Supply-chain instability further complicates these challenges, raising construction costs and elongating delivery schedules. “Investors are selectively pricing geopolitical risk into required returns and, in some cases, avoiding regions where permitting or national-security reviews may introduce execution friction,” Lewis explained.
While potential changes tied to the OBBBA have not slowed development, they have accelerated it. “Renewable energy sponsors continue to fast-track construction to maintain eligibility for tax credits,” Lewis noted. The transferability of tax credits remains vital for financing, and this market continues to expand despite ongoing policy recalibrations.
AI-driven demand is reshaping infrastructure investment priorities, especially in power and digital assets. “AI has become a central demand determinant for power, land, and interconnection,” Lewis emphasized. With global electricity consumption from data centers projected to more than double by 2030, and US AI-driven demand potentially increasing thirty-fold by 2035, investor behavior is shifting accordingly.
As a result, utilities and independent power producers are responding by accelerating investments in storage, flexible generation, and grid reinforcement, creating convergent opportunities across both digital and energy-transition sectors. Grid limitations are increasingly influencing development timelines and M&A pricing, with grid congestion posing significant challenges for renewable and digital infrastructure projects.
Competition for high-quality assets remains fierce, fueled by abundant capital availability, currently standing at approximately $335 billion. “The pressure to deploy capital is the largest expected driver of valuation uplift over the next 12–24 months,” Lewis stated, with 40% of respondents identifying it as the principal factor.
Lewis anticipates that as deployment deadlines tighten, competitive bidding will re-emerge, with sponsors willing to transact closer to full pricing for assets with robust fundamentals and clear regulatory visibility. The strongest valuation pressure is noted in sectors tied to power demand and connectivity, particularly digital infrastructure, which is experiencing significant upward valuation pressure due to heightened demand from hyperscale data centers.
As investors look toward 2026, Lewis highlights a growing emphasis on cyber and supply chain risks in core diligence. “Cyber risk has escalated to a top operational concern,” he said, noting that 96% of investors conduct regular cybersecurity assessments and that supply chain vulnerabilities have also sharply increased.

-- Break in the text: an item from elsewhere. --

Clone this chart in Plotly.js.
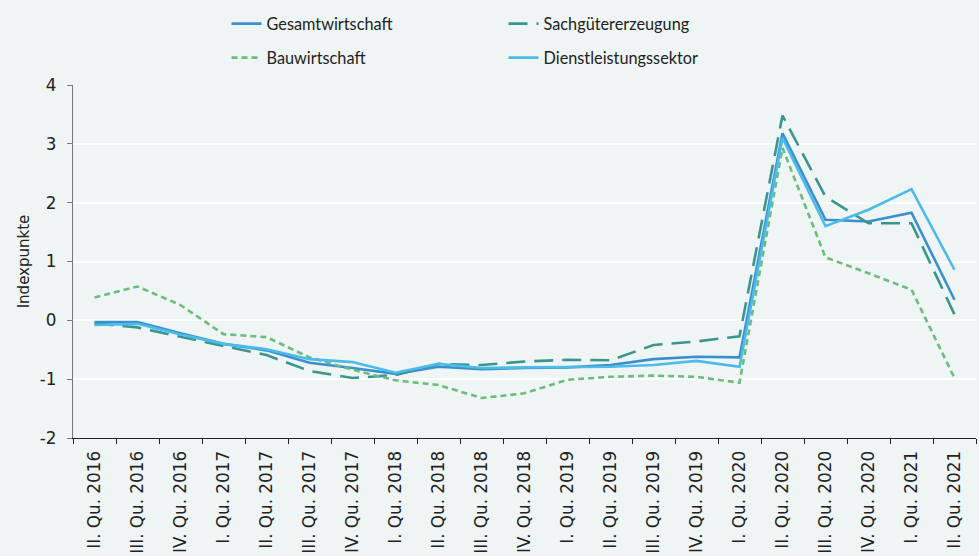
<!DOCTYPE html>
<html><head><meta charset="utf-8">
<script src="https://cdn.plot.ly/plotly-3.0.1.min.js"></script>
<style>html,body{margin:0;padding:0;background:#eff5f5;overflow:hidden;}#chart{width:979px;height:556px;}</style>
</head><body><div id="chart"></div>
<script>
const categories = ["II. Qu. 2016","III. Qu. 2016","IV. Qu. 2016","I. Qu. 2017","II. Qu. 2017","III. Qu. 2017","IV. Qu. 2017","I. Qu. 2018","II. Qu. 2018","III. Qu. 2018","IV. Qu. 2018","I. Qu. 2019","II. Qu. 2019","III. Qu. 2019","IV. Qu. 2019","I. Qu. 2020","II. Qu. 2020","III. Qu. 2020","IV. Qu. 2020","I. Qu. 2021","II. Qu. 2021"];
const gesamtwirtschaft = [-0.03,-0.03,-0.22,-0.40,-0.51,-0.72,-0.81,-0.91,-0.79,-0.83,-0.81,-0.80,-0.76,-0.66,-0.62,-0.63,3.18,1.71,1.68,1.83,0.35];
const sachgueter = [-0.05,-0.12,-0.28,-0.43,-0.59,-0.86,-0.98,-0.93,-0.74,-0.76,-0.70,-0.67,-0.68,-0.42,-0.36,-0.27,3.48,2.10,1.65,1.65,0.10];
const bauwirtschaft = [0.39,0.575,0.26,-0.235,-0.285,-0.63,-0.84,-1.02,-1.10,-1.32,-1.24,-1.01,-0.96,-0.94,-0.96,-1.06,2.93,1.07,0.80,0.52,-0.98];
const dienstleistung = [-0.08,-0.06,-0.24,-0.40,-0.49,-0.66,-0.71,-0.89,-0.74,-0.81,-0.80,-0.80,-0.79,-0.76,-0.69,-0.79,3.10,1.60,1.88,2.23,0.86];
const names = ["Gesamtwirtschaft","Sachgütererzeugung","Bauwirtschaft","Dienstleistungssektor"];
const yTickVals = [-2,-1,0,1,2,3,4];
const yTickText = ["-2","-1","0","1","2","3","4"];

const legendFont = {family: "Lato, 'DejaVu Sans', sans-serif", size: 16.3, color: "#222"};
const axisFont = {family: "'DejaVu Sans', sans-serif", size: 16.8, color: "#222"};
const titleFont = {family: "'DejaVu Sans', sans-serif", size: 15, color: "#222"};
const traces = [
  {x: categories, y: gesamtwirtschaft, name: names[0], mode: "lines", line: {color: "#3a8fd0", width: 2.6}, legend: "legend"},
  {x: categories, y: sachgueter, name: names[1], mode: "lines", line: {color: "#3a9591", width: 2.6, dash: "19px,9px"}, legend: "legend"},
  {x: categories, y: bauwirtschaft, name: names[2], mode: "lines", line: {color: "#6bbd7c", width: 2.6, dash: "6px,4px"}, legend: "legend2"},
  {x: categories, y: dienstleistung, name: names[3], mode: "lines", line: {color: "#4cbbe9", width: 2.6}, legend: "legend2"}
];
const layout = {
  width: 979, height: 556,
  paper_bgcolor: "#eff5f5", plot_bgcolor: "#eff5f5",
  font: legendFont,
  margin: {l: 73, r: 3, t: 85, b: 118, autoexpand: false},
  showlegend: true,
  legend: {orientation: "h", x: 0.17, xanchor: "left", y: 1.1728, yanchor: "middle", entrywidth: 232, bgcolor: "rgba(0,0,0,0)", font: legendFont, traceorder: "normal"},
  legend2: {orientation: "h", x: 0.17, xanchor: "left", y: 1.0765, yanchor: "middle", entrywidth: 232, bgcolor: "rgba(0,0,0,0)", font: legendFont, traceorder: "normal"},
  xaxis: {
    type: "category", tickangle: -90, tickson: "boundaries", ticks: "outside", ticklen: 5, tickcolor: "#222",
    showline: true, linecolor: "#222", linewidth: 1.2, showgrid: false, tickfont: axisFont,
    ticklabelstandoff: 5, range: [-0.5, 20.5]
  },
  yaxis: {
    range: [-2, 4], tickvals: yTickVals, ticktext: yTickText, ticks: "outside", ticklen: 5, tickcolor: "#777",
    showline: true, linecolor: "#777", linewidth: 1.2,
    gridcolor: "#ffffff", gridwidth: 2, zeroline: true, zerolinecolor: "#ffffff", zerolinewidth: 2,
    tickfont: axisFont, ticklabelstandoff: 7,
    title: {text: "Indexpunkte", font: titleFont, standoff: 6}
  }
};
Plotly.newPlot("chart", traces, layout, {displayModeBar: false, staticPlot: true});
</script></body></html>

Ultimately, Lewis concludes that execution capability, rather than capital availability, will emerge as the key differentiator among infrastructure investors in the coming years. As geopolitical instability, climate-driven disruptions, and cyber threats remain prominent, opportunities tied to accelerated AI demand and scaled energy-transition investments will continue to shape the future of infrastructure investment.